> [Aim of the exercise]: Search the records for the word "this" and pick out every line that has it.

> [Material supplied]:
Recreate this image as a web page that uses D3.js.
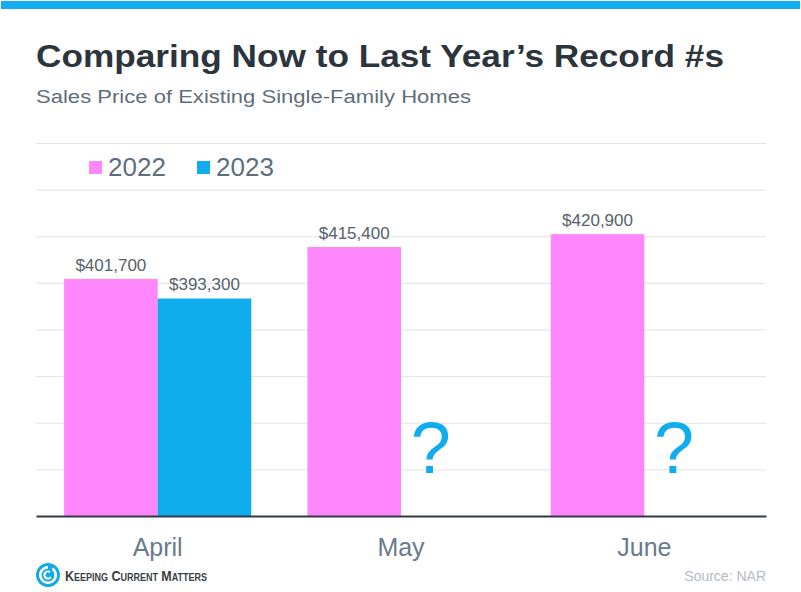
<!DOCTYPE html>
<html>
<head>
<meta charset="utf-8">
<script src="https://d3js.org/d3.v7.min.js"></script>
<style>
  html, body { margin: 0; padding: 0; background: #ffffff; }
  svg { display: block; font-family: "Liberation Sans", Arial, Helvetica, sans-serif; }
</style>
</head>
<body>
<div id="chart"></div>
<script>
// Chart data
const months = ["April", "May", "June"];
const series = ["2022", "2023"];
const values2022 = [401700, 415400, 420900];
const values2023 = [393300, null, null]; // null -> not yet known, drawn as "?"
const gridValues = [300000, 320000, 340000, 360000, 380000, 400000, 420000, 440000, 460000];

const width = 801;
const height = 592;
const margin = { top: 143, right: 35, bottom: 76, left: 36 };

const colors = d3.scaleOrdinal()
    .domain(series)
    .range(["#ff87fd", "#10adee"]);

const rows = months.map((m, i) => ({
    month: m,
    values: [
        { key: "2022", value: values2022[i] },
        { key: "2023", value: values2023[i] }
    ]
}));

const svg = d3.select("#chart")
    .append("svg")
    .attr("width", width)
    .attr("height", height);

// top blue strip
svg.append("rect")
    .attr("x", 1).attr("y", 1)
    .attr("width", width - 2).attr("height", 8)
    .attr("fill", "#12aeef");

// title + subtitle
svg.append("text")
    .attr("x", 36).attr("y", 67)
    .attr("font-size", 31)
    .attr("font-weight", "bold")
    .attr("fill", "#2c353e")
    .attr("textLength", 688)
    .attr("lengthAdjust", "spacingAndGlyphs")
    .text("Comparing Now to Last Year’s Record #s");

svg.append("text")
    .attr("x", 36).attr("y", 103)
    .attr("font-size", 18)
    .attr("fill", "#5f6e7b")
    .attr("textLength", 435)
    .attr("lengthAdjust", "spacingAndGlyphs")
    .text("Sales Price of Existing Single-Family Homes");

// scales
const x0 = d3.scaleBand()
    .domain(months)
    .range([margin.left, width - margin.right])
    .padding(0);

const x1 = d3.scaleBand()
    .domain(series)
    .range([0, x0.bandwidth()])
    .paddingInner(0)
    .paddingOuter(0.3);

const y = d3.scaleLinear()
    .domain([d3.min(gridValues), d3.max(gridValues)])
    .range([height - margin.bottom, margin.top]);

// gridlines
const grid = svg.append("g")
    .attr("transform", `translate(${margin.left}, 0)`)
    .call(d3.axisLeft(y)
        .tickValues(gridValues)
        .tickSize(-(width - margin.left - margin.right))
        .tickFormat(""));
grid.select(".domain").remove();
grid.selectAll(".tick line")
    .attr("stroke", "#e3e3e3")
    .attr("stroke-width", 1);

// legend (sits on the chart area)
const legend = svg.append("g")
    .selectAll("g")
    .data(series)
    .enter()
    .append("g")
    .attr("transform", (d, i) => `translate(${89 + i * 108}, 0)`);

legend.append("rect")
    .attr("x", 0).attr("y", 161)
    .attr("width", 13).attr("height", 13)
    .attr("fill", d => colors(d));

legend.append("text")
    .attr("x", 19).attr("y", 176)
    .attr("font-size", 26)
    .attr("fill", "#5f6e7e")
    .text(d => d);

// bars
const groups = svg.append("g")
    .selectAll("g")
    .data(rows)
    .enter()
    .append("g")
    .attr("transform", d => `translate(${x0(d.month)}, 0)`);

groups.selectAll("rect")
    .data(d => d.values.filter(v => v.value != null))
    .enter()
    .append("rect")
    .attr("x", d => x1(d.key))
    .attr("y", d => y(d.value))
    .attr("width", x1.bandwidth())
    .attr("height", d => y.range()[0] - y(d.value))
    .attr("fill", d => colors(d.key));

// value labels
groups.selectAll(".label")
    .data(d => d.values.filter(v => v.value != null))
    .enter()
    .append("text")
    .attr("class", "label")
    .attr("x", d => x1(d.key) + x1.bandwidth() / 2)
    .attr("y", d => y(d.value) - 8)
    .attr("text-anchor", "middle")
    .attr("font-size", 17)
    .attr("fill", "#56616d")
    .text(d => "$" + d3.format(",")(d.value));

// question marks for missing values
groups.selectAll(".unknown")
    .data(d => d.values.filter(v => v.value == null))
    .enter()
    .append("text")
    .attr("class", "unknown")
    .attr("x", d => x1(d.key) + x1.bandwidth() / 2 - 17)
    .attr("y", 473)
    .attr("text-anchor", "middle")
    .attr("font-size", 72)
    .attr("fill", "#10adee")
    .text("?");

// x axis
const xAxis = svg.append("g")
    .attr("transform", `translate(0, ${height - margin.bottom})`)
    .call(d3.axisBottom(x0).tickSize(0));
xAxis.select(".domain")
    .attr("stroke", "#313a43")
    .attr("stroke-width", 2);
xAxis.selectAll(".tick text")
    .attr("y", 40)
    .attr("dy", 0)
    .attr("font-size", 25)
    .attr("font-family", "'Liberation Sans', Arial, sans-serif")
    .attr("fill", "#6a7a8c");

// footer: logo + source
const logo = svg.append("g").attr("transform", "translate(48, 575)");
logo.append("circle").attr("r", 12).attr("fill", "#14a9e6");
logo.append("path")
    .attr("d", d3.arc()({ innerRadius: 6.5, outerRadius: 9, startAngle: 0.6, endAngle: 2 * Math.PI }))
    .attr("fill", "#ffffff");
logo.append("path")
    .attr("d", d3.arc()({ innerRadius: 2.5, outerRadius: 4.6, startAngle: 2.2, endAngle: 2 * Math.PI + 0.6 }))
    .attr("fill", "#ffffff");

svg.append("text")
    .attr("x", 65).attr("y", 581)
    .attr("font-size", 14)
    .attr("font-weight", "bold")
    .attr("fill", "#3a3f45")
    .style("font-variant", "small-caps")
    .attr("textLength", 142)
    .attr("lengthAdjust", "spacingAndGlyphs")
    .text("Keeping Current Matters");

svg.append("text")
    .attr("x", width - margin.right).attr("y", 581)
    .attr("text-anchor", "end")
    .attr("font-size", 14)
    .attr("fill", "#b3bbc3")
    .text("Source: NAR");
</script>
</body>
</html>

...

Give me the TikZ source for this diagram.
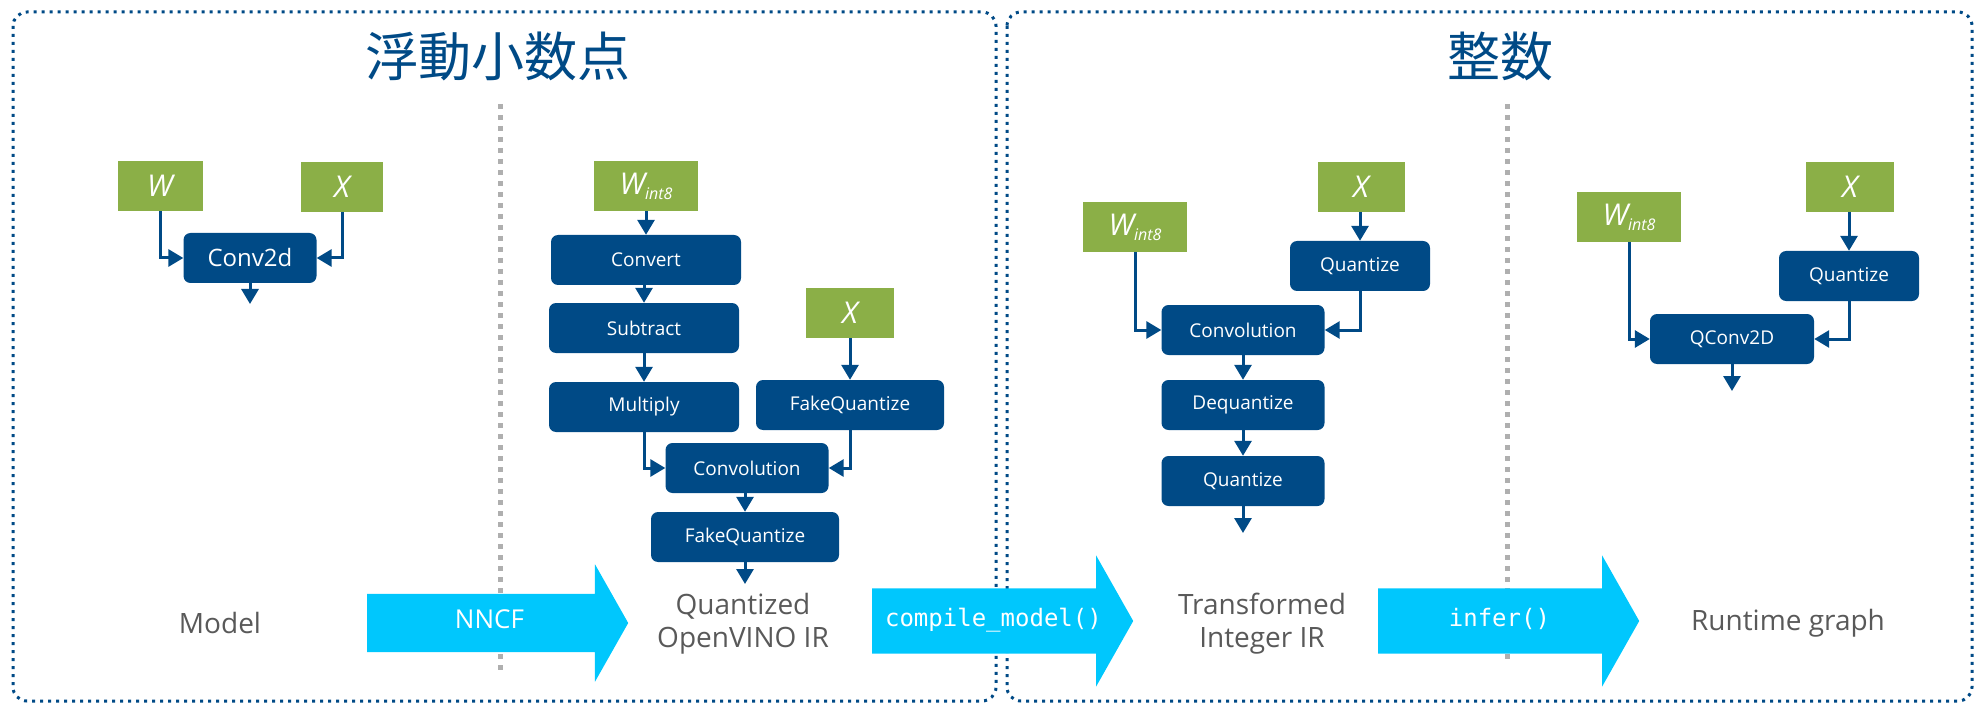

> [Task answer]:
Recreate this image as a web page that uses D3.js.
Give me the TikZ source for this diagram.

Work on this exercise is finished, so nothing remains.